=== Data ===
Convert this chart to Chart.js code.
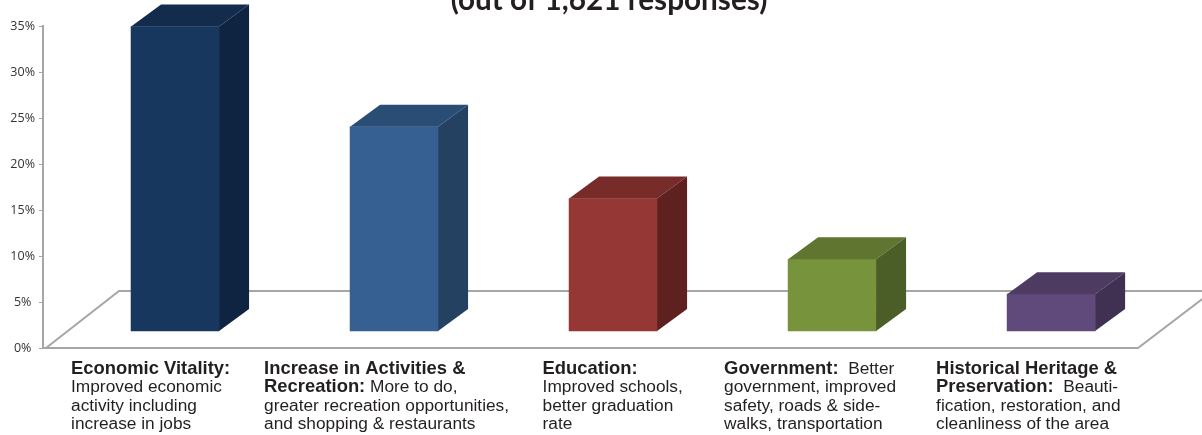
<!DOCTYPE html>
<html>
<head>
<meta charset="utf-8">
<title>Top responses</title>
<style>
    html, body { margin: 0; padding: 0; background: #fff; overflow: hidden; }
    canvas { display: block; }
</style>
<script src="https://cdn.jsdelivr.net/npm/chart.js@4"></script>
</head>
<body>
<canvas id="responseChart" width="1202" height="435"></canvas>
<script>
const titleText = '(out of 1,621 responses)';
const tickLabels = ['0%', '5%', '10%', '15%', '20%', '25%', '30%', '35%'];
const positions = [1, 2, 3, 4, 5];
const shares = [33.1, 22.2, 14.4, 7.8, 4.0];
const frontColors = ['#17375e', '#366092', '#953735', '#77933c', '#604a7b'];
const topColors = ['#132c4d', '#2a4d76', '#772c2a', '#5f7530', '#4d3b62'];
const sideColors = ['#0f2441', '#254162', '#5f2120', '#4c5e27', '#403152'];

// each category is a list of lines, each line is [bold part, regular part]
const categories = [
    [['Economic Vitality:', ''], ['', 'Improved economic'], ['', 'activity including'], ['', 'increase in jobs']],
    [['Increase in Activities &', ''], ['Recreation:', ' More to do,'], ['', 'greater recreation opportunities,'], ['', 'and shopping & restaurants']],
    [['Education:', ''], ['', 'Improved schools,'], ['', 'better graduation'], ['', 'rate']],
    [['Government:', '  Better'], ['', 'government, improved'], ['', 'safety, roads & side-'], ['', 'walks, transportation']],
    [['Historical Heritage &', ''], ['Preservation:', '  Beauti-'], ['', 'fication, restoration, and'], ['', 'cleanliness of the area']]
];
const labelOffsets = [-104, -130, -70.5, -108, -115];

// bars stand slightly in front of the back wall, so they get their own hidden axis
const barLift = 1.85;
const depthX = 30;
const depthY = 22;
const floorX = 75;
const floorY = 57;
const floorColor = '#a6a6a6';

// floor of the 3D box, behind the bars
const floorPlugin = {
    id: 'floor',
    beforeDatasetsDraw(chart) {
        const { ctx, chartArea } = chart;
        const left = chartArea.left;
        const bottom = chartArea.bottom;
        const frontRight = left + 1095;
        ctx.save();
        ctx.strokeStyle = floorColor;
        ctx.lineWidth = 2;
        ctx.beginPath();
        ctx.moveTo(left, bottom);
        ctx.lineTo(frontRight, bottom);
        ctx.lineTo(frontRight + floorX, bottom - floorY);
        ctx.moveTo(left + 3, bottom);
        ctx.lineTo(left + 3 + floorX - 2, bottom - floorY);
        ctx.lineTo(chart.width + 5, bottom - floorY);
        ctx.stroke();
        ctx.restore();
    }
};

// top and side faces of each bar
const depthPlugin = {
    id: 'depth',
    afterDatasetsDraw(chart) {
        const { ctx } = chart;
        chart.getDatasetMeta(0).data.forEach(function (bar, i) {
            const left = bar.x - bar.width / 2;
            const right = bar.x + bar.width / 2;
            ctx.fillStyle = topColors[i];
            ctx.beginPath();
            ctx.moveTo(left, bar.y);
            ctx.lineTo(left + depthX, bar.y - depthY);
            ctx.lineTo(right + depthX, bar.y - depthY);
            ctx.lineTo(right, bar.y);
            ctx.closePath();
            ctx.fill();
            ctx.fillStyle = sideColors[i];
            ctx.beginPath();
            ctx.moveTo(right, bar.y);
            ctx.lineTo(right + depthX, bar.y - depthY);
            ctx.lineTo(right + depthX, bar.base - depthY);
            ctx.lineTo(right, bar.base);
            ctx.closePath();
            ctx.fill();
        });
    }
};

// clipped title and the category captions with their mixed weights
const textPlugin = {
    id: 'texts',
    afterDraw(chart) {
        const { ctx, scales } = chart;
        ctx.save();
        ctx.textBaseline = 'alphabetic';
        ctx.textAlign = 'center';
        ctx.fillStyle = '#231f20';
        ctx.font = 'bold 29.7px Lato';
        ctx.fillText(titleText, 609, 10);
        ctx.textAlign = 'left';
        categories.forEach(function (lines, i) {
            const x = scales.x.getPixelForValue(positions[i]) + labelOffsets[i];
            lines.forEach(function (line, row) {
                const y = 373.5 + row * 18.6;
                ctx.font = 'bold 18.4px "Liberation Sans"';
                ctx.fillText(line[0], x, y);
                const boldWidth = ctx.measureText(line[0]).width;
                ctx.font = '17.3px "Liberation Sans"';
                ctx.fillText(line[1], x + boldWidth, y);
            });
        });
        ctx.restore();
    }
};

new Chart(document.getElementById('responseChart'), {
    type: 'bar',
    data: {
        datasets: [{
            data: positions.map(function (p, i) { return { x: p, y: shares[i] }; }),
            backgroundColor: frontColors,
            borderWidth: 0,
            barThickness: 88,
            yAxisID: 'bars'
        }]
    },
    plugins: [floorPlugin, depthPlugin, textPlugin],
    options: {
        responsive: false,
        animation: false,
        layout: { padding: { top: 26, bottom: 87 } },
        plugins: { legend: { display: false }, tooltip: { enabled: false } },
        scales: {
            x: {
                type: 'linear',
                display: false,
                offset: false,
                min: 0.397,
                max: 5.689
            },
            bars: {
                display: false,
                min: -barLift,
                max: 35 - barLift
            },
            y: {
                position: 'left',
                min: 0,
                max: 35,
                afterFit(scale) { scale.width = 43; },
                border: { display: true, color: floorColor, width: 2 },
                grid: { drawOnChartArea: false, drawTicks: true, tickLength: 4, color: floorColor },
                ticks: {
                    stepSize: 5,
                    padding: 4,
                    crossAlign: 'center',
                    color: '#333333',
                    font: { family: 'Open Sans', size: 12.5 },
                    callback: function (value) { return tickLabels[value / 5]; }
                }
            }
        }
    }
});
</script>
</body>
</html>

=== Short task ===
Omit pictures; set down the rest of the material word for word.

=== Answer below ===
Convert this chart to Chart.js code.
<!DOCTYPE html>
<html>
<head>
<meta charset="utf-8">
<title>Top responses</title>
<style>
    html, body { margin: 0; padding: 0; background: #fff; overflow: hidden; }
    canvas { display: block; }
</style>
<script src="https://cdn.jsdelivr.net/npm/chart.js@4"></script>
</head>
<body>
<canvas id="responseChart" width="1202" height="435"></canvas>
<script>
const titleText = '(out of 1,621 responses)';
const tickLabels = ['0%', '5%', '10%', '15%', '20%', '25%', '30%', '35%'];
const positions = [1, 2, 3, 4, 5];
const shares = [33.1, 22.2, 14.4, 7.8, 4.0];
const frontColors = ['#17375e', '#366092', '#953735', '#77933c', '#604a7b'];
const topColors = ['#132c4d', '#2a4d76', '#772c2a', '#5f7530', '#4d3b62'];
const sideColors = ['#0f2441', '#254162', '#5f2120', '#4c5e27', '#403152'];

// each category is a list of lines, each line is [bold part, regular part]
const categories = [
    [['Economic Vitality:', ''], ['', 'Improved economic'], ['', 'activity including'], ['', 'increase in jobs']],
    [['Increase in Activities &', ''], ['Recreation:', ' More to do,'], ['', 'greater recreation opportunities,'], ['', 'and shopping & restaurants']],
    [['Education:', ''], ['', 'Improved schools,'], ['', 'better graduation'], ['', 'rate']],
    [['Government:', '  Better'], ['', 'government, improved'], ['', 'safety, roads & side-'], ['', 'walks, transportation']],
    [['Historical Heritage &', ''], ['Preservation:', '  Beauti-'], ['', 'fication, restoration, and'], ['', 'cleanliness of the area']]
];
const labelOffsets = [-104, -130, -70.5, -108, -115];

// bars stand slightly in front of the back wall, so they get their own hidden axis
const barLift = 1.85;
const depthX = 30;
const depthY = 22;
const floorX = 75;
const floorY = 57;
const floorColor = '#a6a6a6';

// floor of the 3D box, behind the bars
const floorPlugin = {
    id: 'floor',
    beforeDatasetsDraw(chart) {
        const { ctx, chartArea } = chart;
        const left = chartArea.left;
        const bottom = chartArea.bottom;
        const frontRight = left + 1095;
        ctx.save();
        ctx.strokeStyle = floorColor;
        ctx.lineWidth = 2;
        ctx.beginPath();
        ctx.moveTo(left, bottom);
        ctx.lineTo(frontRight, bottom);
        ctx.lineTo(frontRight + floorX, bottom - floorY);
        ctx.moveTo(left + 3, bottom);
        ctx.lineTo(left + 3 + floorX - 2, bottom - floorY);
        ctx.lineTo(chart.width + 5, bottom - floorY);
        ctx.stroke();
        ctx.restore();
    }
};

// top and side faces of each bar
const depthPlugin = {
    id: 'depth',
    afterDatasetsDraw(chart) {
        const { ctx } = chart;
        chart.getDatasetMeta(0).data.forEach(function (bar, i) {
            const left = bar.x - bar.width / 2;
            const right = bar.x + bar.width / 2;
            ctx.fillStyle = topColors[i];
            ctx.beginPath();
            ctx.moveTo(left, bar.y);
            ctx.lineTo(left + depthX, bar.y - depthY);
            ctx.lineTo(right + depthX, bar.y - depthY);
            ctx.lineTo(right, bar.y);
            ctx.closePath();
            ctx.fill();
            ctx.fillStyle = sideColors[i];
            ctx.beginPath();
            ctx.moveTo(right, bar.y);
            ctx.lineTo(right + depthX, bar.y - depthY);
            ctx.lineTo(right + depthX, bar.base - depthY);
            ctx.lineTo(right, bar.base);
            ctx.closePath();
            ctx.fill();
        });
    }
};

// clipped title and the category captions with their mixed weights
const textPlugin = {
    id: 'texts',
    afterDraw(chart) {
        const { ctx, scales } = chart;
        ctx.save();
        ctx.textBaseline = 'alphabetic';
        ctx.textAlign = 'center';
        ctx.fillStyle = '#231f20';
        ctx.font = 'bold 29.7px Lato';
        ctx.fillText(titleText, 609, 10);
        ctx.textAlign = 'left';
        categories.forEach(function (lines, i) {
            const x = scales.x.getPixelForValue(positions[i]) + labelOffsets[i];
            lines.forEach(function (line, row) {
                const y = 373.5 + row * 18.6;
                ctx.font = 'bold 18.4px "Liberation Sans"';
                ctx.fillText(line[0], x, y);
                const boldWidth = ctx.measureText(line[0]).width;
                ctx.font = '17.3px "Liberation Sans"';
                ctx.fillText(line[1], x + boldWidth, y);
            });
        });
        ctx.restore();
    }
};

new Chart(document.getElementById('responseChart'), {
    type: 'bar',
    data: {
        datasets: [{
            data: positions.map(function (p, i) { return { x: p, y: shares[i] }; }),
            backgroundColor: frontColors,
            borderWidth: 0,
            barThickness: 88,
            yAxisID: 'bars'
        }]
    },
    plugins: [floorPlugin, depthPlugin, textPlugin],
    options: {
        responsive: false,
        animation: false,
        layout: { padding: { top: 26, bottom: 87 } },
        plugins: { legend: { display: false }, tooltip: { enabled: false } },
        scales: {
            x: {
                type: 'linear',
                display: false,
                offset: false,
                min: 0.397,
                max: 5.689
            },
            bars: {
                display: false,
                min: -barLift,
                max: 35 - barLift
            },
            y: {
                position: 'left',
                min: 0,
                max: 35,
                afterFit(scale) { scale.width = 43; },
                border: { display: true, color: floorColor, width: 2 },
                grid: { drawOnChartArea: false, drawTicks: true, tickLength: 4, color: floorColor },
                ticks: {
                    stepSize: 5,
                    padding: 4,
                    crossAlign: 'center',
                    color: '#333333',
                    font: { family: 'Open Sans', size: 12.5 },
                    callback: function (value) { return tickLabels[value / 5]; }
                }
            }
        }
    }
});
</script>
</body>
</html>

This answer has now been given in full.